# Set exercise
Skip all pictures. Write out the data below from its first line through the line that contains "from matplotlib.lines import Line2D".

# Source material
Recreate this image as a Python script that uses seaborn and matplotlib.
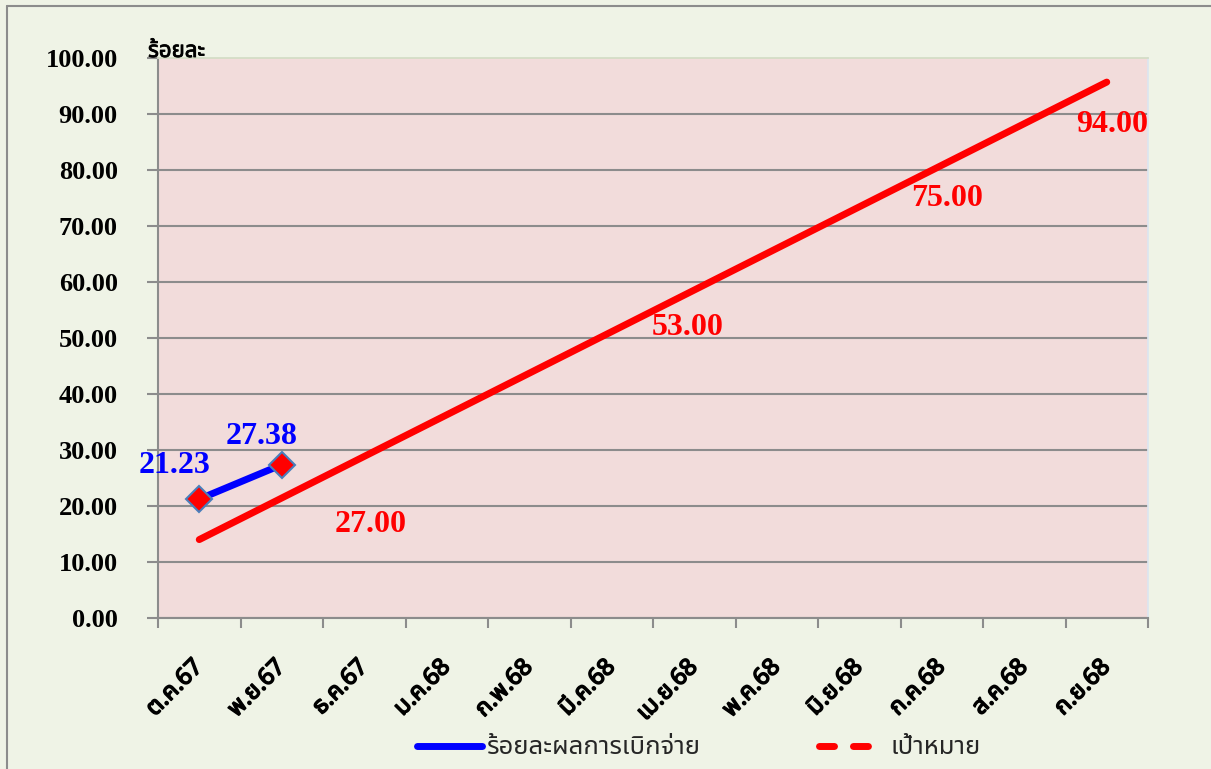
import matplotlib
matplotlib.use("Agg")
import numpy as np
import pandas as pd
import seaborn as sns
from matplotlib import pyplot as plt
from matplotlib import font_manager
from matplotlib import patheffects as pe
from matplotlib.ft2font import FT2Font
from matplotlib.lines import Line2D

# data
months = ["ต.ค.67", "พ.ย.67", "ธ.ค.67", "ม.ค.68", "ก.พ.68", "มี.ค.68",
          "เม.ย.68", "พ.ค.68", "มิ.ย.68", "ก.ค.68", "ส.ค.68", "ก.ย.68"]
actual_months = ["ต.ค.67", "พ.ย.67"]
actual_values = [21.23, 27.38]
target_months = ["ต.ค.67", "ก.ย.68"]
target_values = [14.0, 95.7]
target_label_months = ["ธ.ค.67", "เม.ย.68", "ก.ค.68", "ก.ย.68"]
target_label_values = [27.00, 53.00, 75.00, 94.00]
yticks = np.arange(0, 101, 10)

series_names = ["ร้อยละผลการเบิกจ่าย", "เป้าหมาย"]
y_title = "ร้อยละ"

# find a font that has Thai glyphs
thai = []
for f in font_manager.fontManager.ttflist:
    try:
        if 0x0E23 in FT2Font(f.fname).get_charmap():
            thai.append(f.name)
    except Exception:
        pass
thai = sorted(set(thai))
pref = ["Noto Sans Thai", "Noto Sans Thai UI", "Noto Serif Thai", "Tahoma", "Loma", "Garuda", "Norasi"]
thai_font = next((p for p in pref if p in thai), thai[0] if thai else "DejaVu Sans")

sns.set_theme(style="white")
plt.rcParams["font.family"] = ["Liberation Serif", thai_font, "DejaVu Sans"]

W, H = 1211, 769
fig = plt.figure(figsize=(W / 100, H / 100), dpi=100, facecolor="#EFF3E6")
ax = fig.add_axes([158 / W, 1 - 618 / H, 990 / W, 560 / H])
ax.set_facecolor("#F2DCDB")

tx = [months.index(m) for m in target_months]
axx = [months.index(m) for m in actual_months]

sns.lineplot(x=tx, y=target_values, color="red", lw=5, ax=ax,
             solid_capstyle="round", zorder=3)
sns.lineplot(x=axx, y=actual_values, color="blue", lw=5, ax=ax, marker="D",
             markersize=13, markerfacecolor="red", markeredgecolor="#4A7EBB",
             mew=1.5, solid_capstyle="round", zorder=4)

ax.set_xlim(-0.5, 11.5)
ax.set_ylim(0, 100)

# y axis
ax.set_yticks(yticks)
ax.set_yticklabels([f"{v:.2f}" for v in yticks], fontsize=19, fontweight="bold",
                   family="Liberation Serif", color="black")
ax.tick_params(axis="y", length=8, width=1.5, color="#8C8C8C", pad=21, left=True)
ax.yaxis.grid(True, color="#8C8C8C", lw=1.5)
ax.xaxis.grid(False)
ax.set_axisbelow(True)
ax.get_ygridlines()[-1].set_visible(False)

# x axis
bold_fx = [pe.withStroke(linewidth=1.1, foreground="black")]
ax.set_xticks(range(len(months)))
ax.set_xticklabels(months, rotation=45, ha="right", va="center",
                   rotation_mode="anchor", fontsize=17, fontweight="bold",
                   family=[thai_font, "DejaVu Sans"], color="black")
for lab in ax.get_xticklabels():
    lab.set_path_effects(bold_fx)
ax.set_xticks(np.arange(-0.5, len(months), 1), minor=True)
ax.tick_params(axis="x", which="major", length=0, pad=33)
ax.tick_params(axis="x", which="minor", length=7.5, width=1.5, color="#8C8C8C", bottom=True)

for side in ["left", "bottom"]:
    ax.spines[side].set_color("#8C8C8C")
    ax.spines[side].set_linewidth(1.5)
ax.spines["top"].set_color("#D3DCC5")
ax.spines["right"].set_color("#DCE6F0")

# data labels
for (m, v), off in zip(zip(actual_months, actual_values), [(-25, 34), (-20, 28)]):
    ax.annotate(f"{v:.2f}", xy=(months.index(m), v), xytext=off,
                textcoords="offset pixels", ha="center", va="center",
                color="blue", fontsize=23, fontweight="bold", family="Liberation Serif")
for (m, v), off in zip(zip(target_label_months, target_label_values),
                       [(6, -58), (-7, -6), (5, 0), (5, -33)]):
    ax.annotate(f"{v:.2f}", xy=(months.index(m), v), xytext=off,
                textcoords="offset pixels", ha="center", va="center",
                color="red", fontsize=23, fontweight="bold", family="Liberation Serif")

fig.text(148 / W, 1 - 57 / H, y_title, ha="left", va="baseline", fontsize=16,
         fontweight="bold", family=[thai_font, "DejaVu Sans"], color="black",
         path_effects=[pe.withStroke(linewidth=0.6, foreground="black")])

# legend
handles = [Line2D([], [], color="blue", lw=5, solid_capstyle="round"),
           Line2D([], [], color="red", lw=5, ls=(0, (2.16, 2.73)), dash_capstyle="round")]
fig.legend(handles, series_names, loc="center left",
           bbox_to_anchor=(416.5 / W, 1 - 748 / H), ncol=2, frameon=False,
           prop={"family": [thai_font, "DejaVu Sans"], "size": 18.5},
           handlelength=2.55, handletextpad=0.2, columnspacing=4.6,
           borderpad=0, borderaxespad=0)

# outer frame (left and top edges visible)
fig.add_artist(Line2D([7 / W, 7 / W], [0, 1 - 6 / H], transform=fig.transFigure,
                      color="#8C8C8C", lw=1.5))
fig.add_artist(Line2D([7 / W, 1], [1 - 6 / H, 1 - 6 / H], transform=fig.transFigure,
                      color="#8C8C8C", lw=1.5))

fig.savefig("out.png", dpi=100, facecolor=fig.get_facecolor())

# Reply to the exercise
Recreate this image as a Python script that uses seaborn and matplotlib.
import matplotlib
matplotlib.use("Agg")
import numpy as np
import pandas as pd
import seaborn as sns
from matplotlib import pyplot as plt
from matplotlib import font_manager
from matplotlib import patheffects as pe
from matplotlib.ft2font import FT2Font
from matplotlib.lines import Line2D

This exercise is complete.